Mais non moins inquiétante est la sorte de relation qu’un gouvernement présidé par elle ne manquerait pas de nouer avec celui des dirigeants du monde, Vladimir Poutine, que son illibéralisme, son mépris de la démocratie et du droit, son culte de la force et du chef, sa violence, apparentent le plus clairement aux fondateurs du fascisme. Car, là encore, Mme Meloni a beau dire. Elle peut répéter tant qu’elle voudra que l’Italie, avec elle, ne remettrait pas en cause le principe des sanctions contre Moscou, elle a un allié, Silvio Berlusconi, à qui son amitié légendaire avec Poutine a fait dire, dans une interview au Komsomolskaïa Pravda, qu’il est « le leader qu’il faut » à la Russie car il est « un homme extraordinaire, simple et modeste, aux grandes qualités humaines ». Et elle en a un autre, Matteo Salvini, dont les liens avec le pouvoir russe ne sont pas davantage un secret – la presse italienne ne vient-elle pas de révéler comment son entourage, tandis qu’il projetait lui-même un discret voyage à Moscou, négociait avec l’ambassade russe à Rome la rupture de la coalition qui permettait à Mario Draghi de gouverner ?

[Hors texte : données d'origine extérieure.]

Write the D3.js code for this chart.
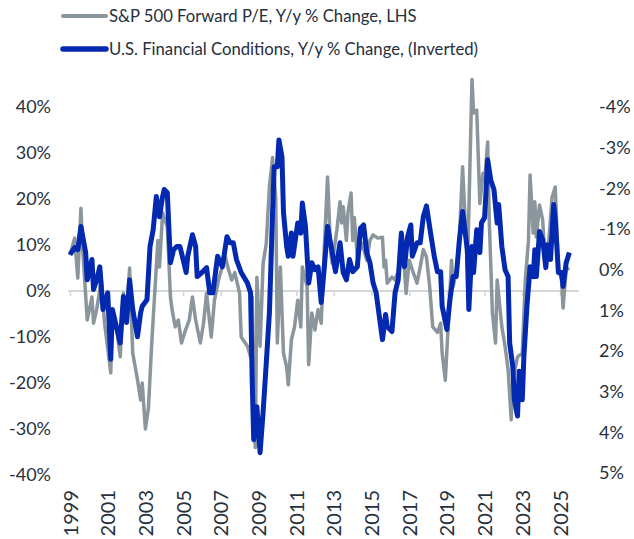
<!DOCTYPE html>
<html>
<head>
<meta charset="utf-8">
<script src="https://cdn.jsdelivr.net/npm/d3@7"></script>
<style>
  body { margin: 0; background: #fff; }
  text { font-family: Lato, sans-serif; fill: #25303d; }
</style>
</head>
<body>
<div id="chart"></div>
<script>
const width = 634;
const height = 539;

// S&P 500 forward P/E, y/y % change (left axis)
const peDates = ["1999-01","1999-04","1999-06","1999-08","1999-09","1999-12","2000-03","2000-04","2000-06","2000-09","2000-11",
  "2001-03","2001-04","2001-07","2001-09","2001-11","2002-01","2002-03","2002-05","2002-08","2002-10","2002-11",
  "2003-01","2003-03","2003-05","2003-07","2003-09","2003-10","2003-12","2004-03","2004-05","2004-06","2004-08","2004-10","2004-12",
  "2005-02","2005-05","2005-07","2005-09","2005-12","2006-02","2006-04","2006-07","2006-09","2006-12",
  "2007-04","2007-06","2007-08","2007-10","2008-01","2008-02","2008-06","2008-08","2008-09","2008-10","2008-11","2008-12",
  "2009-02","2009-04","2009-06","2009-08","2009-10","2009-12","2010-01","2010-03","2010-05","2010-07","2010-08","2010-10","2010-12",
  "2011-02","2011-04","2011-05","2011-08","2011-09","2011-11","2012-01","2012-03","2012-05","2012-07","2012-09","2012-11","2012-12",
  "2013-03","2013-05","2013-06","2013-07","2013-09","2013-10","2013-12","2014-01","2014-02","2014-04","2014-07","2014-10","2014-12",
  "2015-02","2015-05","2015-08","2015-09","2015-10","2015-11","2016-02","2016-04","2016-07","2016-09","2016-11",
  "2017-01","2017-03","2017-06","2017-08","2017-10","2017-12","2018-02","2018-04","2018-07","2018-09","2018-10","2018-12",
  "2019-02","2019-04","2019-05","2019-07","2019-09","2019-11","2020-02","2020-03","2020-05","2020-06","2020-08","2020-10","2020-12",
  "2021-01","2021-03","2021-04","2021-06","2021-08","2021-09","2021-12","2022-02","2022-04","2022-06","2022-07","2022-10",
  "2023-01","2023-03","2023-05","2023-06","2023-08","2023-09","2023-10","2023-12","2024-02","2024-03","2024-05","2024-08","2024-10","2024-12",
  "2025-02","2025-03","2025-05","2025-07"];
const peValues = [7.8,11.5,2.8,18,9.6,-6.3,-1.3,-7,-4,2.4,-7,
  -17.8,-4.8,-9,-14.3,-0.5,-4.8,5,-13.5,-19.3,-23.7,-20,
  -30,-25.5,-12,-0.5,11,5.2,17,14,-1.3,-4,-7.8,-6.3,-11.3,
  -9,-6.3,-1.3,-6.3,-11.3,-7,-0.5,-10,-2,3,
  7.4,4.6,2.4,4,-0.5,-10,-12,-14.3,-1.3,-28,-34,3,
  -12,6,10.4,22.6,29,20.4,-11.3,5.2,-13.5,-16.5,-20.4,-10.6,-7.8,
  -2,-7.8,5.2,1,-16,-4.8,-8.5,-4,-7,9.6,24.8,8.3,6,
  13.3,19.4,14.8,18.3,11,17,21.3,11,16,7.4,10.4,6.7,11,
  12.2,11.5,11.7,5.2,6.7,1.7,3,2.4,5.2,9.6,-0.5,
  6.7,4.6,1.7,5.2,9,7.4,1,-7.8,-9,-7,-13.5,-19.4,
  -6.3,6.7,1,4,11.7,27,5.2,17,46,38.7,39.3,19,25.6,
  24,32.4,15.4,-4.8,-11.3,2.4,-7.8,-12,-17,-28,-19.4,-14.3,
  -13.5,2.4,11,25.2,12.6,19.4,11.7,18.7,15.4,9.6,6.7,20.4,22.6,4.6,
  2.4,-3.7,4.6,5];

// U.S. financial conditions, y/y % change, inverted (right axis)
const fciDates = ["1999-01","1999-04","1999-06","1999-08","1999-11","1999-12","2000-03","2000-04","2000-06","2000-08","2000-10",
  "2001-01","2001-03","2001-04","2001-07","2001-09","2001-11","2002-01","2002-03","2002-05","2002-08","2002-10","2002-11",
  "2003-02","2003-04","2003-06","2003-08","2003-10","2003-12","2004-01","2004-03","2004-05","2004-07","2004-09","2004-11",
  "2005-01","2005-03","2005-04","2005-07","2005-09","2005-10","2006-01","2006-04","2006-06","2006-08","2006-11",
  "2007-02","2007-05","2007-07","2007-09","2007-11","2008-02","2008-06","2008-08","2008-09","2008-10","2008-12",
  "2009-02","2009-04","2009-06","2009-08","2009-10","2009-11","2010-01","2010-02","2010-04","2010-05","2010-07","2010-08","2010-10","2010-11",
  "2011-02","2011-04","2011-05","2011-07","2011-09","2011-11","2012-01","2012-03","2012-05","2012-07","2012-09","2012-12",
  "2013-02","2013-05","2013-07","2013-09","2013-11","2014-01","2014-04","2014-06","2014-08","2014-10","2014-12",
  "2015-02","2015-04","2015-06","2015-08","2015-10","2015-11","2016-02","2016-04","2016-06","2016-08","2016-10","2016-12",
  "2017-02","2017-03","2017-06","2017-08","2017-10","2017-12","2018-03","2018-05","2018-07","2018-09","2018-10",
  "2019-01","2019-03","2019-05","2019-07","2019-09","2019-11","2020-02","2020-03","2020-05","2020-06","2020-08","2020-10","2020-11",
  "2021-01","2021-03","2021-05","2021-07","2021-09","2021-10","2021-12","2022-02","2022-04","2022-05","2022-07","2022-08","2022-10","2022-11",
  "2023-01","2023-02","2023-04","2023-06","2023-08","2023-09","2023-10","2023-12","2024-02","2024-04","2024-05","2024-07","2024-09","2024-10","2024-12",
  "2025-02","2025-03","2025-05","2025-07"];
const fciValues = [-0.37,-0.54,-0.49,-1.06,-0.42,0.25,-0.25,0.49,0.25,-0.07,0.98,
  0.57,2.2,0.98,1.47,1.8,0.66,1.3,0.25,0.98,1.65,1.06,0.9,
  0.74,-0.57,-0.98,-1.8,-1.3,-1.8,-1.97,-1.89,-0.17,-0.49,-0.57,-0.57,
  -0.25,0.07,-0.33,-0.86,-0.57,0.17,0.07,-0.05,0.57,0.57,-0.33,
  -0.07,-0.81,-0.66,-0.66,-0.25,0.07,0.33,0.57,2.7,4.18,3.37,
  4.5,3.5,2.3,1.06,-1.4,-2.53,-2.53,-3.19,-2.78,-1.4,-0.57,-0.33,-0.9,-0.33,
  -1.15,-0.9,-1.64,-1.06,0.33,-0.17,0,-0.07,0.81,-0.07,-1.06,-0.42,
  0.05,-0.66,0.07,0.25,-0.25,0.05,-0.07,-1.02,-1.1,-0.42,-0.17,
  0.33,0.57,1.15,1.72,1.1,1.4,1.52,0.57,0.25,-0.9,-0.07,-0.81,
  -1.1,-0.33,-0.66,-0.66,-1.3,-1.57,-0.81,-0.33,0.05,0.05,0.9,
  1.47,0.74,0.17,0.17,-0.74,-1.43,-0.49,0.98,-0.57,0.07,-0.98,-0.42,-1.15,
  -1.28,-2.7,-2.2,-1.97,-1.15,-1.6,-0.57,0,0.17,1.8,2.38,3.2,3.6,2.5,
  3.2,2.14,0.9,-0.07,0.17,-0.49,0.17,-0.94,-0.74,-0.05,-0.61,-0.25,-1.6,-1.23,0.07,
  0.07,0.41,-0.17,-0.42];

const leftTicks = [40, 30, 20, 10, 0, -10, -20, -30, -40];
const rightTicks = [-4, -3, -2, -1, 0, 1, 2, 3, 4, 5];
const yearTicks = [1999, 2001, 2003, 2005, 2007, 2009, 2011, 2013, 2015, 2017, 2019, 2021, 2023, 2025];

const legendItems = [
  { label: "S&P 500 Forward P/E, Y/y % Change, LHS", color: "#8b959c", width: 3.5 },
  { label: "U.S. Financial Conditions, Y/y % Change, (Inverted)", color: "#0329b0", width: 5 }
];

const parse = d3.timeParse("%Y-%m");
const pe = peDates.map((d, i) => ({ date: parse(d), value: peValues[i] }));
const fci = fciDates.map((d, i) => ({ date: parse(d), value: fciValues[i] }));

const svg = d3.select("#chart")
  .append("svg")
  .attr("width", width)
  .attr("height", height);

const x = d3.scaleTime()
  .domain([new Date(1999, 0, 1), new Date(2025, 0, 1)])
  .range([70, 560]);

const yLeft = d3.scaleLinear()
  .domain([-40, 40])
  .range([475, 107]);

const yRight = d3.scaleLinear()
  .domain([-4, 5])
  .range([107, 473]);

// left axis
svg.append("g")
  .attr("transform", "translate(51,0)")
  .call(d3.axisLeft(yLeft).tickValues(leftTicks).tickFormat(d => d + "%").tickSize(0).tickPadding(0))
  .call(g => g.select(".domain").remove())
  .selectAll("text")
  .style("font-size", "18px")
  .style("font-family", "Lato, sans-serif")
  .attr("fill", "#25303d");

// right axis
svg.append("g")
  .attr("transform", "translate(599,0)")
  .call(d3.axisRight(yRight).tickValues(rightTicks).tickFormat(d => d + "%").tickSize(0).tickPadding(0))
  .call(g => g.select(".domain").remove())
  .selectAll("text")
  .style("font-size", "18px")
  .style("font-family", "Lato, sans-serif")
  .attr("fill", "#25303d");

// zero baseline with year ticks
const y0 = yLeft(0);
svg.append("line")
  .attr("x1", 68).attr("x2", 579)
  .attr("y1", y0).attr("y2", y0)
  .attr("stroke", "#d6d6d6")
  .attr("stroke-width", 2);

svg.append("g")
  .attr("transform", `translate(0,${y0})`)
  .call(d3.axisBottom(x).tickValues(yearTicks.map(y => new Date(y, 0, 1))).tickFormat("").tickSize(5))
  .call(g => g.select(".domain").remove())
  .selectAll("line")
  .attr("stroke", "#d6d6d6")
  .attr("stroke-width", 1.5);

// year labels
svg.append("g")
  .attr("transform", "translate(0,490)")
  .call(d3.axisBottom(x).tickValues(yearTicks.map(y => new Date(y, 0, 1))).tickFormat(d3.timeFormat("%Y")).tickSize(0).tickPadding(0))
  .call(g => g.select(".domain").remove())
  .selectAll("text")
  .attr("transform", "rotate(-90)")
  .attr("text-anchor", "end")
  .attr("dy", "0.35em")
  .attr("x", 0)
  .attr("y", 0)
  .style("font-size", "20px")
  .style("font-family", "Lato, sans-serif")
  .attr("fill", "#25303d");

const linePe = d3.line()
  .x(d => x(d.date))
  .y(d => yLeft(d.value));

const lineFci = d3.line()
  .x(d => x(d.date))
  .y(d => yRight(d.value));

svg.append("path")
  .datum(pe)
  .attr("d", linePe)
  .attr("fill", "none")
  .attr("stroke", legendItems[0].color)
  .attr("stroke-width", legendItems[0].width)
  .attr("stroke-linejoin", "round");

svg.append("path")
  .datum(fci)
  .attr("d", lineFci)
  .attr("fill", "none")
  .attr("stroke", legendItems[1].color)
  .attr("stroke-width", legendItems[1].width)
  .attr("stroke-linejoin", "round");

// legend
const legend = svg.append("g");
legendItems.forEach((item, i) => {
  const ly = 16 + i * 33;
  legend.append("line")
    .attr("x1", 63).attr("x2", 106)
    .attr("y1", ly).attr("y2", ly)
    .attr("stroke", item.color)
    .attr("stroke-width", item.width + 0.5)
    .attr("stroke-linecap", "round");
  legend.append("text")
    .attr("x", 109)
    .attr("y", ly)
    .attr("dy", "0.35em")
    .style("font-size", "16.7px")
    .style("font-family", "Lato, sans-serif")
    .text(item.label);
});
</script>
</body>
</html>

Je ne connais pas Mme Meloni.

Mais il m’est arrivé de croiser Silvio Berlusconi.

Et, quant à Matteo Salvini, nous avons débattu, il y a deux ans, sur une chaîne de télévision italienne.

J’attendais Matamore – je trouvai Scaramouche.

On m’avait annoncé un condottiere – c’était un mélange de casinotier de film de Scorsese et de second couteau du clan Corleone.

Mais, surtout, j’avais face à moi le type même du poutinien d’Europe qui laissait déjà ses proches glaner roubles et pétrodollars à Moscou, qui négociait le futur du peuple italien dans des deals d’arrière-salles embuées de vodka et qui, parmi tous les déguisements dont il raffolait (un jour, pompier ; un autre, gendarme ; le lendemain, douanier), préférait encore les tee-shirts à l’effigie du maître du Kremlin.

Les Italiens méritent mieux.

L’Europe, dont l’Italie est le berceau et, plus que jamais avec le traité du Quirinal, l’un des vivants piliers, serait amoindrie par la victoire de ces gens.

Puisse la patrie de Gasperi et de Pasolini leur barrer la route.

Puisse-t-elle retrouver ce mélange de sagesse et de courage que ses anciens appelaient la virtu.

De ce risorgimento républicain dépend l’avenir du continent.